Write out the listing below exactly, and omit any images you find in it.
Start of Source data
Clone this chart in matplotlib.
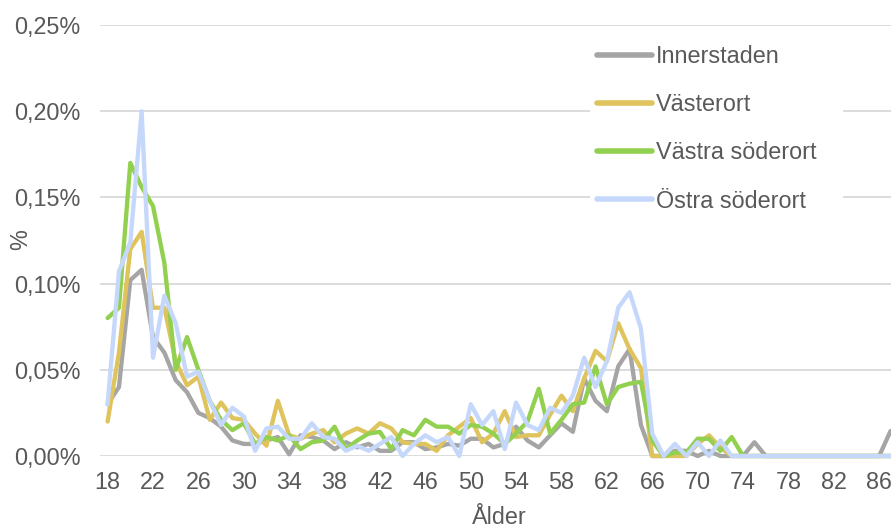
import numpy as np
import matplotlib
matplotlib.use("Agg")
import matplotlib.pyplot as plt
from matplotlib.patches import Rectangle
from matplotlib.ticker import FuncFormatter


########################################################################################################################
# Data (andel i procent per ålder)
########################################################################################################################

ages = list(range(18, 88))

innerstaden = [0.030, 0.040, 0.102, 0.108, 0.069, 0.060, 0.044, 0.037, 0.025, 0.022,
               0.017, 0.009, 0.007, 0.007, 0.009, 0.011, 0.001, 0.012, 0.011, 0.009,
               0.004, 0.008, 0.005, 0.007, 0.003, 0.003, 0.008, 0.008, 0.004, 0.005,
               0.007, 0.006, 0.010, 0.010, 0.005, 0.007, 0.017, 0.009, 0.005, 0.012,
               0.019, 0.014, 0.045, 0.032, 0.026, 0.052, 0.062, 0.018, 0.000, 0.000,
               0.003, 0.003, 0.000, 0.003, 0.000, 0.000, 0.000, 0.008, 0.000, 0.000,
               0.000, 0.000, 0.000, 0.000, 0.000, 0.000, 0.000, 0.000, 0.000, 0.0145]

vasterort = [0.020, 0.060, 0.120, 0.130, 0.086, 0.086, 0.055, 0.041, 0.046, 0.021,
             0.031, 0.022, 0.021, 0.013, 0.006, 0.032, 0.012, 0.010, 0.013, 0.015,
             0.008, 0.013, 0.016, 0.013, 0.019, 0.016, 0.008, 0.007, 0.007, 0.003,
             0.012, 0.017, 0.022, 0.008, 0.013, 0.026, 0.011, 0.012, 0.012, 0.024,
             0.035, 0.026, 0.045, 0.061, 0.055, 0.077, 0.062, 0.051, 0.000, 0.000,
             0.000, 0.000, 0.007, 0.012, 0.005, 0.000, 0.000, 0.000, 0.000, 0.000,
             0.000, 0.000, 0.000, 0.000, 0.000, 0.000, 0.000, 0.000, 0.000, 0.000]

vastra_soderort = [0.080, 0.086, 0.170, 0.156, 0.145, 0.112, 0.050, 0.069, 0.050, 0.032,
                   0.021, 0.015, 0.019, 0.007, 0.011, 0.009, 0.012, 0.004, 0.008, 0.009,
                   0.017, 0.004, 0.009, 0.013, 0.014, 0.004, 0.015, 0.012, 0.021, 0.017,
                   0.017, 0.013, 0.018, 0.017, 0.013, 0.007, 0.013, 0.020, 0.039, 0.013,
                   0.021, 0.030, 0.031, 0.052, 0.030, 0.040, 0.042, 0.043, 0.009, 0.000,
                   0.002, 0.002, 0.010, 0.010, 0.003, 0.011, 0.000, 0.000, 0.000, 0.000,
                   0.000, 0.000, 0.000, 0.000, 0.000, 0.000, 0.000, 0.000, 0.000, 0.000]

ostra_soderort = [0.030, 0.107, 0.124, 0.200, 0.057, 0.093, 0.077, 0.046, 0.049, 0.032,
                  0.018, 0.028, 0.023, 0.003, 0.016, 0.017, 0.010, 0.010, 0.019, 0.011,
                  0.010, 0.003, 0.006, 0.003, 0.007, 0.011, 0.000, 0.007, 0.012, 0.008,
                  0.011, 0.000, 0.030, 0.018, 0.026, 0.004, 0.031, 0.018, 0.015, 0.028,
                  0.025, 0.035, 0.057, 0.040, 0.055, 0.086, 0.095, 0.074, 0.013, 0.000,
                  0.007, 0.000, 0.008, 0.000, 0.009, 0.000, 0.000, 0.000, 0.000, 0.000,
                  0.000, 0.000, 0.000, 0.000, 0.000, 0.000, 0.000, 0.000, 0.000, 0.000]

series_labels = ["Innerstaden", "Västerort", "Västra söderort", "Östra söderort"]
series_colors = ["#a5a5a5", "#dfc35c", "#92d050", "#c5d8fb"]
x_ticks = list(range(18, 87, 4))
y_ticks = [0.00, 0.05, 0.10, 0.15, 0.20, 0.25]


########################################################################################################################
# Plot
########################################################################################################################

text_color = "#595959"
plt.rcParams['font.family'] = ['Liberation Sans', 'DejaVu Sans']

fig = plt.figure(figsize=(8.91, 5.31), dpi=100)
ax = fig.add_axes([100 / 891, 75 / 531, 791 / 891, 431 / 531])

for values, label, color in zip([innerstaden, vasterort, vastra_soderort, ostra_soderort],
                                series_labels, series_colors):
    ax.plot(ages, values, color=color, label=label, linewidth=3.1,
            solid_joinstyle='round', solid_capstyle='round', clip_on=False, zorder=3)

ax.set_xlim(17.33, 87.04)
ax.set_ylim(0, 0.25)
ax.set_xticks(x_ticks)
ax.set_yticks(y_ticks)
ax.yaxis.set_major_formatter(FuncFormatter(lambda v, p: "{:.2f}%".format(v).replace(".", ",")))
ax.tick_params(axis='both', length=0, labelsize=16.8, labelcolor=text_color)
ax.tick_params(axis='y', pad=14)
ax.tick_params(axis='x', pad=11)
ax.grid(axis='y', color='#d9d9d9', linewidth=1.3, zorder=0)
ax.set_axisbelow(True)
for s in ax.spines.values():
    s.set_visible(False)

fig.text(499 / 891, 1 - 518 / 531, "Ålder", ha='center', va='center', fontsize=16.8, color=text_color)
fig.text(21 / 891, 1 - 240 / 531, "%", ha='center', va='center', rotation=90, fontsize=16.8,
         color=text_color)

# legend area in Excel is wider than the text, blank the gridlines behind it
ax.add_patch(Rectangle((590 / 891, 1 - 220 / 531), 253 / 891, 180 / 531, transform=fig.transFigure,
                       facecolor='white', edgecolor='none', zorder=2))

leg = ax.legend(loc='upper left', bbox_to_anchor=(590 / 891, 1 - 38 / 531),
                bbox_transform=fig.transFigure, frameon=True, fancybox=False,
                fontsize=16.8, handlelength=2.35, handletextpad=0.18, labelspacing=1.08,
                borderpad=0.3, borderaxespad=0)
leg.get_frame().set_facecolor('white')
leg.get_frame().set_edgecolor('none')
leg.get_frame().set_alpha(1.0)
for t in leg.get_texts():
    t.set_color(text_color)
for h in leg.get_lines():
    h.set_linewidth(4)

fig.savefig("out.png", dpi=100)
End of Source data
- [Problem solution]:
Clone this chart in matplotlib.
import numpy as np
import matplotlib
matplotlib.use("Agg")
import matplotlib.pyplot as plt
from matplotlib.patches import Rectangle
from matplotlib.ticker import FuncFormatter


########################################################################################################################
# Data (andel i procent per ålder)
########################################################################################################################

ages = list(range(18, 88))

innerstaden = [0.030, 0.040, 0.102, 0.108, 0.069, 0.060, 0.044, 0.037, 0.025, 0.022,
               0.017, 0.009, 0.007, 0.007, 0.009, 0.011, 0.001, 0.012, 0.011, 0.009,
               0.004, 0.008, 0.005, 0.007, 0.003, 0.003, 0.008, 0.008, 0.004, 0.005,
               0.007, 0.006, 0.010, 0.010, 0.005, 0.007, 0.017, 0.009, 0.005, 0.012,
               0.019, 0.014, 0.045, 0.032, 0.026, 0.052, 0.062, 0.018, 0.000, 0.000,
               0.003, 0.003, 0.000, 0.003, 0.000, 0.000, 0.000, 0.008, 0.000, 0.000,
               0.000, 0.000, 0.000, 0.000, 0.000, 0.000, 0.000, 0.000, 0.000, 0.0145]

vasterort = [0.020, 0.060, 0.120, 0.130, 0.086, 0.086, 0.055, 0.041, 0.046, 0.021,
             0.031, 0.022, 0.021, 0.013, 0.006, 0.032, 0.012, 0.010, 0.013, 0.015,
             0.008, 0.013, 0.016, 0.013, 0.019, 0.016, 0.008, 0.007, 0.007, 0.003,
             0.012, 0.017, 0.022, 0.008, 0.013, 0.026, 0.011, 0.012, 0.012, 0.024,
             0.035, 0.026, 0.045, 0.061, 0.055, 0.077, 0.062, 0.051, 0.000, 0.000,
             0.000, 0.000, 0.007, 0.012, 0.005, 0.000, 0.000, 0.000, 0.000, 0.000,
             0.000, 0.000, 0.000, 0.000, 0.000, 0.000, 0.000, 0.000, 0.000, 0.000]

vastra_soderort = [0.080, 0.086, 0.170, 0.156, 0.145, 0.112, 0.050, 0.069, 0.050, 0.032,
                   0.021, 0.015, 0.019, 0.007, 0.011, 0.009, 0.012, 0.004, 0.008, 0.009,
                   0.017, 0.004, 0.009, 0.013, 0.014, 0.004, 0.015, 0.012, 0.021, 0.017,
                   0.017, 0.013, 0.018, 0.017, 0.013, 0.007, 0.013, 0.020, 0.039, 0.013,
                   0.021, 0.030, 0.031, 0.052, 0.030, 0.040, 0.042, 0.043, 0.009, 0.000,
                   0.002, 0.002, 0.010, 0.010, 0.003, 0.011, 0.000, 0.000, 0.000, 0.000,
                   0.000, 0.000, 0.000, 0.000, 0.000, 0.000, 0.000, 0.000, 0.000, 0.000]

ostra_soderort = [0.030, 0.107, 0.124, 0.200, 0.057, 0.093, 0.077, 0.046, 0.049, 0.032,
                  0.018, 0.028, 0.023, 0.003, 0.016, 0.017, 0.010, 0.010, 0.019, 0.011,
                  0.010, 0.003, 0.006, 0.003, 0.007, 0.011, 0.000, 0.007, 0.012, 0.008,
                  0.011, 0.000, 0.030, 0.018, 0.026, 0.004, 0.031, 0.018, 0.015, 0.028,
                  0.025, 0.035, 0.057, 0.040, 0.055, 0.086, 0.095, 0.074, 0.013, 0.000,
                  0.007, 0.000, 0.008, 0.000, 0.009, 0.000, 0.000, 0.000, 0.000, 0.000,
                  0.000, 0.000, 0.000, 0.000, 0.000, 0.000, 0.000, 0.000, 0.000, 0.000]

series_labels = ["Innerstaden", "Västerort", "Västra söderort", "Östra söderort"]
series_colors = ["#a5a5a5", "#dfc35c", "#92d050", "#c5d8fb"]
x_ticks = list(range(18, 87, 4))
y_ticks = [0.00, 0.05, 0.10, 0.15, 0.20, 0.25]


########################################################################################################################
# Plot
########################################################################################################################

text_color = "#595959"
plt.rcParams['font.family'] = ['Liberation Sans', 'DejaVu Sans']

fig = plt.figure(figsize=(8.91, 5.31), dpi=100)
ax = fig.add_axes([100 / 891, 75 / 531, 791 / 891, 431 / 531])

for values, label, color in zip([innerstaden, vasterort, vastra_soderort, ostra_soderort],
                                series_labels, series_colors):
    ax.plot(ages, values, color=color, label=label, linewidth=3.1,
            solid_joinstyle='round', solid_capstyle='round', clip_on=False, zorder=3)

ax.set_xlim(17.33, 87.04)
ax.set_ylim(0, 0.25)
ax.set_xticks(x_ticks)
ax.set_yticks(y_ticks)
ax.yaxis.set_major_formatter(FuncFormatter(lambda v, p: "{:.2f}%".format(v).replace(".", ",")))
ax.tick_params(axis='both', length=0, labelsize=16.8, labelcolor=text_color)
ax.tick_params(axis='y', pad=14)
ax.tick_params(axis='x', pad=11)
ax.grid(axis='y', color='#d9d9d9', linewidth=1.3, zorder=0)
ax.set_axisbelow(True)
for s in ax.spines.values():
    s.set_visible(False)

fig.text(499 / 891, 1 - 518 / 531, "Ålder", ha='center', va='center', fontsize=16.8, color=text_color)
fig.text(21 / 891, 1 - 240 / 531, "%", ha='center', va='center', rotation=90, fontsize=16.8,
         color=text_color)

# legend area in Excel is wider than the text, blank the gridlines behind it
ax.add_patch(Rectangle((590 / 891, 1 - 220 / 531), 253 / 891, 180 / 531, transform=fig.transFigure,
                       facecolor='white', edgecolor='none', zorder=2))

leg = ax.legend(loc='upper left', bbox_to_anchor=(590 / 891, 1 - 38 / 531),
                bbox_transform=fig.transFigure, frameon=True, fancybox=False,
                fontsize=16.8, handlelength=2.35, handletextpad=0.18, labelspacing=1.08,
                borderpad=0.3, borderaxespad=0)
leg.get_frame().set_facecolor('white')
leg.get_frame().set_edgecolor('none')
leg.get_frame().set_alpha(1.0)
for t in leg.get_texts():
    t.set_color(text_color)
for h in leg.get_lines():
    h.set_linewidth(4)

fig.savefig("out.png", dpi=100)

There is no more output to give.